SAN DIEGO — I keep waiting for just one prominent Republican elected official to condemn in the strongest possible language President Barack Obama’s horrendous record of deporting illegal immigrants.
Next month, the administration is expected to reach the milestone of having deported 2 million people in just over five years. That is more than any administration in the last six decades.
Don’t expect a ceremony at the White House to mark the occasion. After years of bragging to Congress about how many people it was deporting, and pledging to remove more in the future, now the administration wants to ignore the whole issue.
As for Republicans, attacking Obama’s deportation record should be a no-brainer, even for a party that deals with the immigration issue in a way that often comes across as brainless. If it wants to be taken seriously, the GOP has to do better than simply talking tough, obsessing over border security, pandering to nativists, proposing half-baked solutions, spreading misinformation, and retreating from its own “principles” because it doesn’t trust Obama.
What’s new about that? On this issue, Obama has never been trustworthy. And the other side is only figuring this out now?
The president is good at campaigning and bad at governing. So he sees immigration not as an opportunity to show leadership but as an effective weapon to use against Republicans by stirring discontent with Latino voters in election years.
Just recently, Obama expressed confidence that we can reach a solution on immigration before he leaves office. That is typical Obama. He sets ridiculously high expectations, and makes it seem as if an issue is easy to solve so that, when it doesn’t happen, he can blame the GOP.
I realize that Republicans have painted themselves into a corner in railing against “amnesty” for illegal immigrants. They talk a good game about defending the rule of law. Yet, on that score, they’re no more trustworthy than Obama. Their kid-glove treatment of employers who violate laws against hiring illegal immigrants should have long ago revealed them as softies.
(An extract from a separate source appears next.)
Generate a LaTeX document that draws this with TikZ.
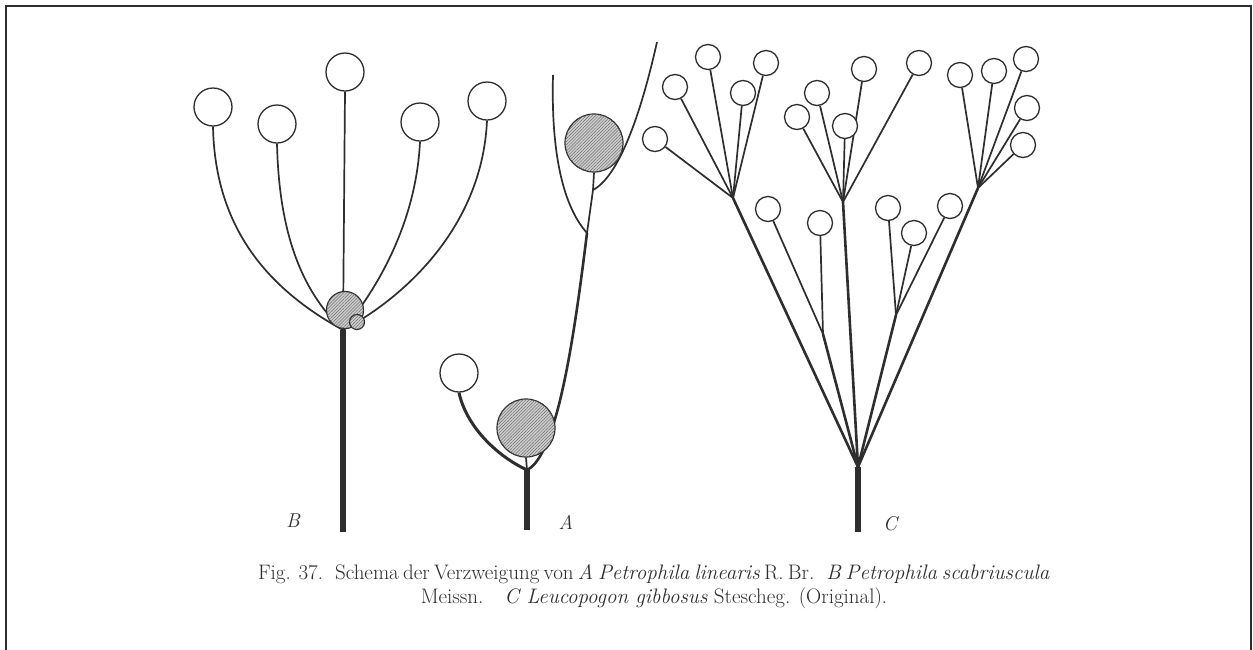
\documentclass[tikz,border=0pt]{standalone}
\usetikzlibrary{patterns.meta}
\pgfdeclarelayer{back}
\pgfdeclarelayer{bg}
\pgfsetlayers{back,bg,main}
\definecolor{inkc}{HTML}{2E2E2E}
\definecolor{hatchfill}{HTML}{CFCFCF}
\begin{document}
\begin{tikzpicture}[x=1pt,y=-1pt,
  bud/.style={circle,draw=inkc,fill=white,line width=1.3pt,inner sep=0pt,minimum size=#1},
  hatched/.style={circle,draw=inkc,fill=hatchfill,line width=1.2pt,inner sep=0pt,minimum size=#1,
    postaction={pattern={Lines[angle=45,distance=2.2pt,line width=0.45pt]},pattern color=black!60}},
  thinline/.style={draw=inkc,line width=1.7pt},
  midline/.style={draw=inkc,line width=2.6pt},
  stemline/.style={draw=inkc,line width=5.5pt},
  lab/.style={font=\fontsize{20}{20}\selectfont\itshape,text=inkc,inner sep=0pt},
  capline/.style={font=\fontsize{21}{24}\selectfont,text=inkc,inner sep=0pt,anchor=base}]

\useasboundingbox (0,0) rectangle (1253,649);
\begin{pgfonlayer}{back}
  \fill[white] (0,0) rectangle (1253,649);
  \begin{scope}
    \clip (0,0) rectangle (1253,649);
    \draw[inkc,line width=2.3pt] (6.2,6.2) rectangle (1250.8,700);
  \end{scope}
\end{pgfonlayer}

% ---------- B : Petrophila scabriuscula ----------
\node[bud=38] (b1) at (213,107) {};
\node[bud=38] (b2) at (277,124) {};
\node[bud=38] (b3) at (345,72) {};
\node[bud=38] (b4) at (420,122) {};
\node[bud=38] (b5) at (487,101) {};
\coordinate (jB) at (343,330);
\coordinate (baseB) at (343,532);
\begin{pgfonlayer}{bg}
  \draw[thinline] (b1.south) .. controls (215,230) and (270,290) .. (jB);
  \draw[thinline] (b2.south) .. controls (279,230) and (300,290) .. (jB);
  \draw[thinline] (b3.south) -- (jB);
  \draw[thinline] (b4.south) .. controls (416,225) and (375,292) .. (jB);
  \draw[thinline] (b5.south) .. controls (482,230) and (400,300) .. (jB);
  \draw[stemline] (baseB) -- (jB);
\end{pgfonlayer}
\node[hatched=37] (hB) at (345,310) {};
\node[hatched=15] (hB2) at (357,322) {};
\node[lab] (labB) at (293,521) {B};

% ---------- A : Petrophila linearis ----------
\node[bud=38] (a1) at (459,373) {};
\node[hatched=58] (hA1) at (526,428) {};
\node[hatched=58] (hA2) at (594,143) {};
\coordinate (baseA) at (527,530);
\coordinate (jA1) at (527,470);
\coordinate (jA2) at (587,233);
\coordinate (jA3) at (593,190);
\coordinate (tipA1) at (553,75);
\coordinate (tipA2) at (657,42);
\begin{pgfonlayer}{bg}
  \draw[stemline] (baseA) -- (jA1);
  \draw[draw=inkc,line width=3pt] (jA1) .. controls (495,455) and (466,425) .. (a1.south);
  \draw[midline] (jA1) .. controls (558,455) and (575,330) .. (jA2);
  \draw[thinline] (jA1) -- (hA1.south);
  \draw[thinline] (jA2) .. controls (562,205) and (551,150) .. (tipA1);
  \draw[thinline] (jA2) -- (jA3);
  \draw[thinline] (jA3) -- (hA2.south);
  \draw[thinline] (jA3) .. controls (612,180) and (635,140) .. (tipA2);
\end{pgfonlayer}
\node[lab] (labA) at (566,522) {A};

% ---------- C : Leucopogon gibbosus ----------
\coordinate (baseC) at (858,532);
\coordinate (jC0) at (858,467);
\coordinate (jCL) at (733,198);
\coordinate (jCM) at (843,202);
\coordinate (jCR) at (978,188);
\coordinate (jCs) at (823,334);
\coordinate (jCR2) at (896,315);
% left umbel
\node[bud=25] (cl1) at (655,139) {};
\node[bud=25] (cl2) at (675,87) {};
\node[bud=25] (cl3) at (708,57) {};
\node[bud=25] (cl4) at (743,93) {};
\node[bud=25] (cl5) at (766,63) {};
% middle umbel
\node[bud=25] (cm1) at (797,117) {};
\node[bud=25] (cm2) at (817,93) {};
\node[bud=25] (cm3) at (845,126) {};
\node[bud=25] (cm4) at (864,69) {};
\node[bud=25] (cm5) at (919,63) {};
% right umbel
\node[bud=25] (cr1) at (960,75) {};
\node[bud=25] (cr2) at (994,71) {};
\node[bud=25] (cr3) at (1026,59) {};
\node[bud=25] (cr4) at (1027,108) {};
\node[bud=25] (cr5) at (1023,145) {};
% lower single flowers
\node[bud=25] (cs1) at (768,209) {};
\node[bud=25] (cs2) at (820,223) {};
\node[bud=25] (cq1) at (888,208) {};
\node[bud=25] (cq2) at (914,233) {};
\node[bud=25] (cq3) at (950,206) {};
\begin{pgfonlayer}{bg}
  \draw[stemline] (baseC) -- (jC0);
  \foreach \t in {jCL,jCM,jCR,jCs,jCR2} \draw[midline] (jC0) -- (\t);
  \draw[thinline] (jCs) -- (cs1);
  \draw[thinline] (jCs) -- (cs2);
  \foreach \t in {cq1,cq2,cq3} \draw[thinline] (jCR2) -- (\t);
  \foreach \t in {cl1,cl2,cl3,cl4,cl5} \draw[thinline] (jCL) -- (\t);
  \foreach \t in {cm1,cm2,cm3,cm4,cm5} \draw[thinline] (jCM) -- (\t);
  \foreach \t in {cr1,cr2,cr3,cr4,cr5} \draw[thinline] (jCR) -- (\t);
\end{pgfonlayer}
\node[lab] (labC) at (890,524) {C};

% ---------- caption ----------
\node[capline] (cap1) at (644,579) {\makebox[772pt][s]{Fig. 37. \ Schema der Verzweigung von \textit{A Petrophila linearis} R. Br. \ \textit{B Petrophila scabriuscula}}};
\node[capline] (cap2) at (654,603) {Meissn.\quad \textit{C Leucopogon gibbosus} Stescheg. (Original).};
\end{tikzpicture}
\end{document}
You didn’t think that Obama was the first person to ever give employers an extension on fulfilling a government mandate? One minute, Rep. Lamar Smith, R-Texas, is proposing a bill that will make it mandatory that employers participate in E-Verify, the government-run program that tells them whether prospective employees are legally eligible to work. The next, after well-placed lobbying efforts, Smith is writing up a three-year delay for farmers and ranchers — a dependable Republican constituency.
No wonder people are so cynical about politics.
Still, it just shouldn’t be that difficult for a party that likes to market itself to religious conservatives as defending “family values,” and to tea party conservatives supporting smaller government, to take a principled stand against excessive and misapplied enforcement policies that have destroyed hundreds of thousands of families by dropping foreign-born parents on one side of the border and leaving their U.S.-born children on the other.
With thousands of kids dumped into foster care, and thousands more being raised by one parent because the other was deported, we haven’t even come close to recognizing the long-term damage all this is going to do to those families and to U.S. society as a whole.
Researchers are looking into the trauma it causes. According to Dr. Schuyler Henderson, a pediatric and adolescent psychiatrist at New York University Langone Medical Center who has studied the effects of parental deportation on children, the consequences of these forced separations include “causing or exacerbating mental health problems such as depressive or anxiety disorders” and other forms of emotional distress.
And the number of people affected is much larger than many Americans realize. According to a report that the Department of Homeland Security made to Congress, in the six-month period between January and June of 2011, more than 46,000 people with U.S.-born children were removed from the United States. That’s nearly 8,000 per month.
C’mon Republicans. Live up to your rhetoric about protecting families and making government less intrusive. Under this administration, we have armed agents with Immigration and Customs Enforcement busting down doors and taking grandma away in handcuffs. Immigrant families are under siege.
This is what an intrusive government looks like. Isn’t there just one conservative who will stand up and say so?
Ruben Navarrette is a columnist for The Washington Post Writers Group.